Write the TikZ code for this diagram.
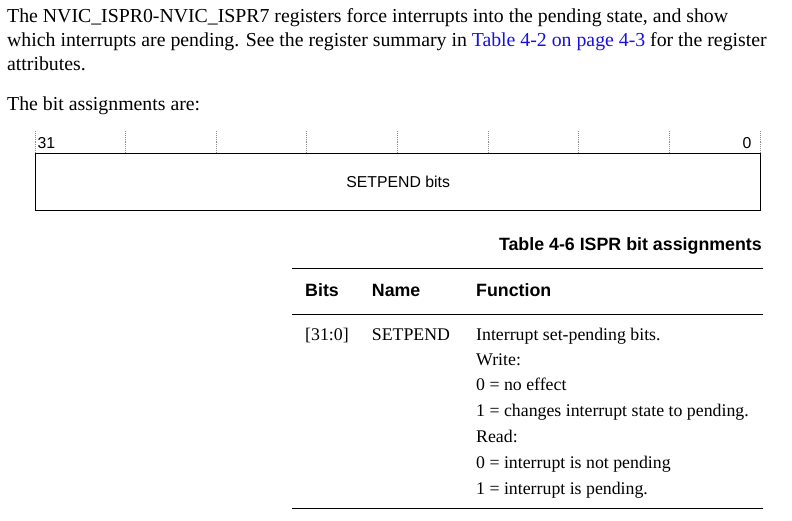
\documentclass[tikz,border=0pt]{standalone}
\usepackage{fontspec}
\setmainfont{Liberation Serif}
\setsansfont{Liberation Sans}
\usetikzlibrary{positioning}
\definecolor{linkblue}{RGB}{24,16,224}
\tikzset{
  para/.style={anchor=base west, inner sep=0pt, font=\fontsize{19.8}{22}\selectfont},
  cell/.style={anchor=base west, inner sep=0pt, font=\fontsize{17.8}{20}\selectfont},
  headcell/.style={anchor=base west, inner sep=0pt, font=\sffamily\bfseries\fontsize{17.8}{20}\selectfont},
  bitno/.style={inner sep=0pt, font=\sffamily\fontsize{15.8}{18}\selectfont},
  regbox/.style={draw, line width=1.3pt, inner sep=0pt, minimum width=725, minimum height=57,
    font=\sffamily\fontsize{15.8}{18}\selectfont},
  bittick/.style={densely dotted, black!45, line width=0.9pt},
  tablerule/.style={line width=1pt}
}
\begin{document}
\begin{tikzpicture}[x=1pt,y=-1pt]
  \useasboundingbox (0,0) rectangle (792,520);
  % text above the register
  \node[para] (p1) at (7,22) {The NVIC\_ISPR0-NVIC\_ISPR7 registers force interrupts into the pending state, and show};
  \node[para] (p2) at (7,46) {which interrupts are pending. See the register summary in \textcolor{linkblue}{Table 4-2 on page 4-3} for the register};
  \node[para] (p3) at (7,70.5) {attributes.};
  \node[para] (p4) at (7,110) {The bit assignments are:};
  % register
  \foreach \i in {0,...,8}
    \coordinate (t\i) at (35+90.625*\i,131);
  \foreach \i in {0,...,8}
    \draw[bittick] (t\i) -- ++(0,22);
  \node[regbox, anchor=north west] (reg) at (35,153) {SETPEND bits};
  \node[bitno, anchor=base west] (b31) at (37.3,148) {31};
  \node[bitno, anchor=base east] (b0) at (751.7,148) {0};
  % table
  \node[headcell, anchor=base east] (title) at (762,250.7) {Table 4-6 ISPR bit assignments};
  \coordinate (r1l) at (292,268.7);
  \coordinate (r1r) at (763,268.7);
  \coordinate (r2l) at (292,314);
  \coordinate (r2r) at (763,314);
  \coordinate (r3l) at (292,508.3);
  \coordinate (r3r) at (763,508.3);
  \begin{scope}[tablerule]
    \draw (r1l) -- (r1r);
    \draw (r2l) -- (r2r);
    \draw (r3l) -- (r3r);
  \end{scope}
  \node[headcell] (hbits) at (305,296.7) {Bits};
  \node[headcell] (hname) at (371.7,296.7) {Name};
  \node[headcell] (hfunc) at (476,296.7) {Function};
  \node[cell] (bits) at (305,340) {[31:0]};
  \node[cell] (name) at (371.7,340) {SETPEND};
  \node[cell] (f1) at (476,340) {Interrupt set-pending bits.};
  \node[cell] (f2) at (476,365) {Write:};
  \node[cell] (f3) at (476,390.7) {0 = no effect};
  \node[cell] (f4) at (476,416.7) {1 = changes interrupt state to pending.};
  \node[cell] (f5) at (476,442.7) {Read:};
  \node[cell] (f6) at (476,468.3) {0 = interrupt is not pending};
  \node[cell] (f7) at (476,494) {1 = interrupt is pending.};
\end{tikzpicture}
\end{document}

---

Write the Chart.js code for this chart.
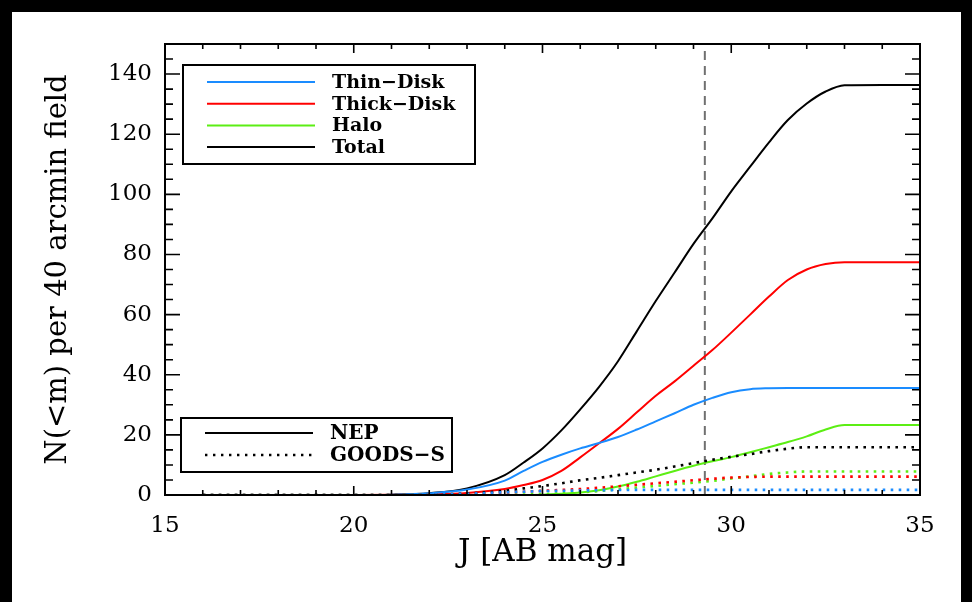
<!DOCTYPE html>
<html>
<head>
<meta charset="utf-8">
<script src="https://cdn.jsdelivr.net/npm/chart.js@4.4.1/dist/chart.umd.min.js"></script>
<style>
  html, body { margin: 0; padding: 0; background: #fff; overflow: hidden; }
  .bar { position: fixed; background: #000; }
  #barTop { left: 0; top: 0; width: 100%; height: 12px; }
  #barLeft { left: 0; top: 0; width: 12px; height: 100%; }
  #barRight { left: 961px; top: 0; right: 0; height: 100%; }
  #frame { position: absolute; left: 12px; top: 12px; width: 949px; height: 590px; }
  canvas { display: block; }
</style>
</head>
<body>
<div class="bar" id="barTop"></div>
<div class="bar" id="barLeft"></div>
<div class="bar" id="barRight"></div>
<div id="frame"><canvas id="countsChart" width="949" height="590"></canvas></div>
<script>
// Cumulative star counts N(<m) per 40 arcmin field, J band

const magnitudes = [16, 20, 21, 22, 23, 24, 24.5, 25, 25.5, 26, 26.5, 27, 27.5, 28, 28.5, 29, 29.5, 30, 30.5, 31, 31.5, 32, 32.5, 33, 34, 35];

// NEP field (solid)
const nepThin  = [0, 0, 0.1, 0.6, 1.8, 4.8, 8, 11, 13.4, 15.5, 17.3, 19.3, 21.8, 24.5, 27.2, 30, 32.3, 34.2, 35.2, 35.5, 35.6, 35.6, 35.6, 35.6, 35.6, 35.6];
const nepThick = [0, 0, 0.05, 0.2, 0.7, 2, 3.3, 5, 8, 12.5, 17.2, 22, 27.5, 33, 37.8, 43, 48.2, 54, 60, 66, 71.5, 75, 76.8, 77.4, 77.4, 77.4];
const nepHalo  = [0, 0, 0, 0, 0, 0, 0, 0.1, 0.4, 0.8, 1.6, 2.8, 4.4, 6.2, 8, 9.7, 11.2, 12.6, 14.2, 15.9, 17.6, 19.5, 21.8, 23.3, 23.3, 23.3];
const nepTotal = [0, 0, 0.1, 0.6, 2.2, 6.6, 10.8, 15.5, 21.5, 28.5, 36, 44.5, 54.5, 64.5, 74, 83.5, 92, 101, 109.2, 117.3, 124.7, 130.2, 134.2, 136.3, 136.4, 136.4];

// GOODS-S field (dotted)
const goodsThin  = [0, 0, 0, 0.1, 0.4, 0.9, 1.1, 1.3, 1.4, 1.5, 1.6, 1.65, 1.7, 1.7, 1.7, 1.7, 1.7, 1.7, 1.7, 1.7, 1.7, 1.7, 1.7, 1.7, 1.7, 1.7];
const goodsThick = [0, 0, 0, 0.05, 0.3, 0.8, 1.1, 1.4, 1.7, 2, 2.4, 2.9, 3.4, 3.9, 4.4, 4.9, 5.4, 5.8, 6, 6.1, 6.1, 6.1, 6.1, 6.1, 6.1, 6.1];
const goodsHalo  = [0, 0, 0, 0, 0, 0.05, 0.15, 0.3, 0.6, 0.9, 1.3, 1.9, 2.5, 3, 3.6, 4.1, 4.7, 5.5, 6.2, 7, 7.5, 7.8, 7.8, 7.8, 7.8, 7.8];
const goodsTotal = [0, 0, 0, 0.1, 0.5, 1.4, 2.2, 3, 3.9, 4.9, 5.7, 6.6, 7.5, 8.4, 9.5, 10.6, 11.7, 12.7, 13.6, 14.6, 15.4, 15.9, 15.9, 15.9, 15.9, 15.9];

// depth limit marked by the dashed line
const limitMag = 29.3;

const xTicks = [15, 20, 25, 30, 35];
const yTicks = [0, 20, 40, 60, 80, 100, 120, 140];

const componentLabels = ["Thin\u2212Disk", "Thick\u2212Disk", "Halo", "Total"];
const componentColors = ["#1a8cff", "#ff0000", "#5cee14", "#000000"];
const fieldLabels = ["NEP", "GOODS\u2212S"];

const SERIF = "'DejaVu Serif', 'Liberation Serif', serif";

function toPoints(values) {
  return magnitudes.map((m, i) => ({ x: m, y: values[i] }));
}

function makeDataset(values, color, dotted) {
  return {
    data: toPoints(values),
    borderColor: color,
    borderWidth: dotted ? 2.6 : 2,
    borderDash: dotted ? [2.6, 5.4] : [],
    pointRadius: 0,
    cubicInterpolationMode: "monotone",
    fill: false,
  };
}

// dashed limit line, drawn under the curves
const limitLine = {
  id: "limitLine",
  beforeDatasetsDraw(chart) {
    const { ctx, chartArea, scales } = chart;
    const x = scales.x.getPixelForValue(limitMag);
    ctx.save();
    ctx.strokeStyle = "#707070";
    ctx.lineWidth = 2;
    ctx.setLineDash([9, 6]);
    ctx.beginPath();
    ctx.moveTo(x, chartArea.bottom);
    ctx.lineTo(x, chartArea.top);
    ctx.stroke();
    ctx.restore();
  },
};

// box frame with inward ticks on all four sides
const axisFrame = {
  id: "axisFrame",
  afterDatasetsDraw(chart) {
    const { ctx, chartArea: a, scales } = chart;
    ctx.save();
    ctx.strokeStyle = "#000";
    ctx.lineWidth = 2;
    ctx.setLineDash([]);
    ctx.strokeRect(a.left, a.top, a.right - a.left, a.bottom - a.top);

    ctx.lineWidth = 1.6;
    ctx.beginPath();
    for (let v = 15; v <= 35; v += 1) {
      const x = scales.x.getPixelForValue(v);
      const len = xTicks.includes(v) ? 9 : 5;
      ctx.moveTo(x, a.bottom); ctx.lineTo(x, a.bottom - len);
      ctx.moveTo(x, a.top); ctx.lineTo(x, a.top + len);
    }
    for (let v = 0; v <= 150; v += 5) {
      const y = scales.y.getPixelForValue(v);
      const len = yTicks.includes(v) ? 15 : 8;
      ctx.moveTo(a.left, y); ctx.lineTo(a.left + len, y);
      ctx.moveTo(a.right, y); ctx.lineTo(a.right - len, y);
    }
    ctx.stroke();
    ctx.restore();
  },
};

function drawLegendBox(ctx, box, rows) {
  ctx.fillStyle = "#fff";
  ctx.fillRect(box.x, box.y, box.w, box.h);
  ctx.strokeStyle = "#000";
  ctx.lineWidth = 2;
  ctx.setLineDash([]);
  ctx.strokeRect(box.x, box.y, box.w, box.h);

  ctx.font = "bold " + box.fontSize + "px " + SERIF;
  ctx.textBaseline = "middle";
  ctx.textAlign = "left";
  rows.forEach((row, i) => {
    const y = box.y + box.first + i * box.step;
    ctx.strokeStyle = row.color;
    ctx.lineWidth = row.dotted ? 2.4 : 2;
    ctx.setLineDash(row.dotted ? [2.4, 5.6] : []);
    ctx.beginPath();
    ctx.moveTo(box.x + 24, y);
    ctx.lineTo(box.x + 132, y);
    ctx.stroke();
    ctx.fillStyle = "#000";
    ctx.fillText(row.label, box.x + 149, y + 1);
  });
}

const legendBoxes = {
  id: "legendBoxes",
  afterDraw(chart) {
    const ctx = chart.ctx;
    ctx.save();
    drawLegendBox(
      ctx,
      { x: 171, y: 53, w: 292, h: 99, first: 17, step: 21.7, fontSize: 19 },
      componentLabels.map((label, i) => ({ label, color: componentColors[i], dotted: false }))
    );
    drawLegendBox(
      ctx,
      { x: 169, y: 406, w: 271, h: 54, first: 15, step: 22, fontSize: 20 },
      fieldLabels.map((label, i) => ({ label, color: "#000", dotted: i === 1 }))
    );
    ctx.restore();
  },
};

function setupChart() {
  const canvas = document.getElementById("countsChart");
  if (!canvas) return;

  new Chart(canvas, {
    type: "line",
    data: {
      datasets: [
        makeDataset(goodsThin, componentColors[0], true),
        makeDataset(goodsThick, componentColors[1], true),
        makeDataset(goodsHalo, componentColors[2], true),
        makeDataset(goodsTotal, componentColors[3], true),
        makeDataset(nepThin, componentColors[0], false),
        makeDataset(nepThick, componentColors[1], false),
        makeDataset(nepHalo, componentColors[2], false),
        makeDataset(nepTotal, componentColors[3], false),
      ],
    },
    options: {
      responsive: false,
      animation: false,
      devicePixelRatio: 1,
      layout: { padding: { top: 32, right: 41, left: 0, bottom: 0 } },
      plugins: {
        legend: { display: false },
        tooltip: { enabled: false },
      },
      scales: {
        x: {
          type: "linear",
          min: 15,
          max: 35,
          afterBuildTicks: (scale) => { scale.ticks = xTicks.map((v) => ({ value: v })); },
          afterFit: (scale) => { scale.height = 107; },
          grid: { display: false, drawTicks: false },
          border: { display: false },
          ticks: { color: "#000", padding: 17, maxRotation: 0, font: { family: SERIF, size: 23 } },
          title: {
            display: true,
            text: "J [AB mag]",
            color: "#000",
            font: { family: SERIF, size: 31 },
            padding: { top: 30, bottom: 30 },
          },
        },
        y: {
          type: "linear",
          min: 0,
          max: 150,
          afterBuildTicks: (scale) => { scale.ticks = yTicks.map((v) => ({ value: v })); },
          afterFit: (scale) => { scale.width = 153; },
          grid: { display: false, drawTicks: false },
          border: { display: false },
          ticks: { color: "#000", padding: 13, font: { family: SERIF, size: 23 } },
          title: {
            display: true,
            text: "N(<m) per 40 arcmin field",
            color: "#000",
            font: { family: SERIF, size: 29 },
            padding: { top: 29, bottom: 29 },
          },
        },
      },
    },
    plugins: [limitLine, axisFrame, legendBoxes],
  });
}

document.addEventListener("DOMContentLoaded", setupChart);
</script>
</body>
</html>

■ Instructions to follow ■
How many lines in these entries hold the string "Write"? Answer with the number alone.

■ Solution to this problem ■
3